Aunque “a lo suyo vino, y los suyos no le recibieron” (Juan 1:11), Jesús hizo todo lo que pudo para llamar a su pueblo al arrepentimiento. Retrasó las consecuencias de su desobediencia muchas veces a lo largo de los años.
Cuando Jesús se acercó a la ciudad de Dios por última vez, sus lágrimas fluyeron libremente, mostrando el amor que tenía por aquellos que experimentarían el horrible ataque a la ciudad dentro de cuarenta años.
Las muchas personas que perdieron la vida cuando el general romano Tito sitió Jerusalén fueron totalmente obra de Satanás. Dios habría estado justificado al hacer que esto sucediera inmediatamente después de que mataron a Su Hijo, el acto final de su traición rebelde. Pero, por Su misericordia, se retrasó otros cuarenta años.
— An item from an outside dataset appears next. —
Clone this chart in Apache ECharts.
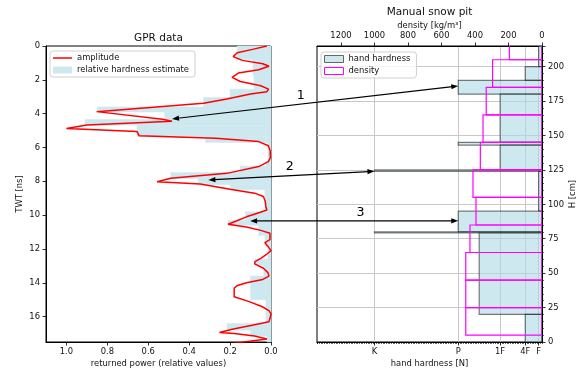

Cristo amorosamente dio a sus seguidores orientación sobre cómo escapar del desastre. Al obedecer cuidadosamente Su directiva de abandonar la ciudad tan pronto como estuviera totalmente rodeada, muchos pudieron sobrevivir a la inminente destrucción de Jerusalén que, según el historiador Josefo, mató a más de un millón de personas.